-- Start Given material --
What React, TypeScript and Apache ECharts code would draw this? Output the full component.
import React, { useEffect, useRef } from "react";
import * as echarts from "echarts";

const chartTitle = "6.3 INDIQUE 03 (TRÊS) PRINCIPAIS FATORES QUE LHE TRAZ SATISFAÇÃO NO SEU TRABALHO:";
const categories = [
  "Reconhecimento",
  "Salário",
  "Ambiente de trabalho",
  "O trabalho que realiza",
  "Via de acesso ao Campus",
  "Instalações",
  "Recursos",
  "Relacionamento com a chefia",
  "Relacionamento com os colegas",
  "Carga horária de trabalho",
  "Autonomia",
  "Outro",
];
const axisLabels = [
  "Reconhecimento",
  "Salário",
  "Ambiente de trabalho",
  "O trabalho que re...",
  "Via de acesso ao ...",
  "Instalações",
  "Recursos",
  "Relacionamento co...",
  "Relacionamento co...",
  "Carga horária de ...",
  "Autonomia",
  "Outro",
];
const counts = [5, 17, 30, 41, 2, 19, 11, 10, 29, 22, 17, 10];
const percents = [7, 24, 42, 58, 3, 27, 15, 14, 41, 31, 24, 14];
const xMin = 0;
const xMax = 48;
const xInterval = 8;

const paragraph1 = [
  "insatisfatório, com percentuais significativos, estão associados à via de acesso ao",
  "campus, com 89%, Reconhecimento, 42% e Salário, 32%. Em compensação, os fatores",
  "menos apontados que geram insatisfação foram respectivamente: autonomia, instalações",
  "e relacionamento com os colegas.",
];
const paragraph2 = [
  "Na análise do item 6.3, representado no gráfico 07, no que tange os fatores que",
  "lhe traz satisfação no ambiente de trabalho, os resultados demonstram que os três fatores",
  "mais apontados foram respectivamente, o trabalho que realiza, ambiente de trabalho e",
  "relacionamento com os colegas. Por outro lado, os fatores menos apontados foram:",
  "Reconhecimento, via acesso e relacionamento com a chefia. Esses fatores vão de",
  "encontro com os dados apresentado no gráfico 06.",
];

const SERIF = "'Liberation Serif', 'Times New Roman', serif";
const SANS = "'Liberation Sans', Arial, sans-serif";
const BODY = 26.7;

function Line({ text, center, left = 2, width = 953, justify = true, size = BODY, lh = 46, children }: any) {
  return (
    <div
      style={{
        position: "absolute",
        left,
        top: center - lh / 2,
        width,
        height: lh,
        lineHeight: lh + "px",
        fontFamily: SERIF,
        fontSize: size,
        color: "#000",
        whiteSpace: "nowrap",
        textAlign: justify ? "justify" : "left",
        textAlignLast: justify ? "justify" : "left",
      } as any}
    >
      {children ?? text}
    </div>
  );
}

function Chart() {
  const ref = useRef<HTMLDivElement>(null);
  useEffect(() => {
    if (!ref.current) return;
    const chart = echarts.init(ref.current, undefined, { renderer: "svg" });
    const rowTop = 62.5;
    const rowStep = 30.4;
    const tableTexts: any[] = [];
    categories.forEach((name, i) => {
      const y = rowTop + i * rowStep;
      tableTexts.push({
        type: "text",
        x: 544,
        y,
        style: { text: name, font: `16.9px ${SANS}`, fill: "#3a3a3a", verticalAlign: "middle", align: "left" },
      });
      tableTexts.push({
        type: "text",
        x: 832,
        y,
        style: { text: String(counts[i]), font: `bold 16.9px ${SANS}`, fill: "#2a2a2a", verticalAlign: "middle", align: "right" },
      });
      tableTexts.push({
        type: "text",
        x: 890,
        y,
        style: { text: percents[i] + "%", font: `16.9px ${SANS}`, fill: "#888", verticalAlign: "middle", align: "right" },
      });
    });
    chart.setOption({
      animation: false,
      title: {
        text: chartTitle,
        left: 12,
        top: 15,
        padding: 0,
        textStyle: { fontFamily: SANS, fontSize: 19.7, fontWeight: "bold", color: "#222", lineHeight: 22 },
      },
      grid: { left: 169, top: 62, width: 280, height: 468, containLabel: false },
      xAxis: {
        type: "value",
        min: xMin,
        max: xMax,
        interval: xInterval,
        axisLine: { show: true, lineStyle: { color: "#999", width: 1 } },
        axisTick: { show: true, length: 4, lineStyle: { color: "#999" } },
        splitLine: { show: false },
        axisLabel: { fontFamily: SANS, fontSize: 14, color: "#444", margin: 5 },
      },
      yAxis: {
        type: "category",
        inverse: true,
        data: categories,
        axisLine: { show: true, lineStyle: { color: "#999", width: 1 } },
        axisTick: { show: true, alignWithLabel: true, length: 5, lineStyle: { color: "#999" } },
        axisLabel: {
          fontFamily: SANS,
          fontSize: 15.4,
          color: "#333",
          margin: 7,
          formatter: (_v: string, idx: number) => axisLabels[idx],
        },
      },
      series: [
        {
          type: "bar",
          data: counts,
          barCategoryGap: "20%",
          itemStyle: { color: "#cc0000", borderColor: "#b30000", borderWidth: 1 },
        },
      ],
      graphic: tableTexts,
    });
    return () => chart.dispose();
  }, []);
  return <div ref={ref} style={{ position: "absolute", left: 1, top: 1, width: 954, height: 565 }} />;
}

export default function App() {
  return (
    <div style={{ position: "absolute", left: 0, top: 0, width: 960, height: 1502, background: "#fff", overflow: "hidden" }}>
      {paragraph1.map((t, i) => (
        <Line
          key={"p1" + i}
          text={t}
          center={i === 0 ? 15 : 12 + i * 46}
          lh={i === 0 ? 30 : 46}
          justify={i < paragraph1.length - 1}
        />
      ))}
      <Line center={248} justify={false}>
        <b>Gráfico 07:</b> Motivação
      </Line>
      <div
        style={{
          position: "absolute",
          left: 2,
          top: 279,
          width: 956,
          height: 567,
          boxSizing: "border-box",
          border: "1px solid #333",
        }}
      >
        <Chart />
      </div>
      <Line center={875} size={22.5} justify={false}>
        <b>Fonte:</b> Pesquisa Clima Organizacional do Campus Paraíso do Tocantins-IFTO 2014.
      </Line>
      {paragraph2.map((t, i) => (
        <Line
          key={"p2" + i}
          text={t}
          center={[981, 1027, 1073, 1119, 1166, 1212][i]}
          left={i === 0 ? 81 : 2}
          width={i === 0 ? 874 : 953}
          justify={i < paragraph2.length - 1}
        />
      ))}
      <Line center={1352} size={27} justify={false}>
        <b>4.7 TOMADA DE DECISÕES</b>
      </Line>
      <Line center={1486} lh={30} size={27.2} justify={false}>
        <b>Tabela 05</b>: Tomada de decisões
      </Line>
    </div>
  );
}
-- End Given material --
• [What you are asked to do] Quote verbatim the opening lines of the listing above, ending with the line where "import * as" appears; include both endpoints and nothing more.

• [Solution to the problem]
What React, TypeScript and Apache ECharts code would draw this? Output the full component.
import React, { useEffect, useRef } from "react";
import * as echarts from "echarts";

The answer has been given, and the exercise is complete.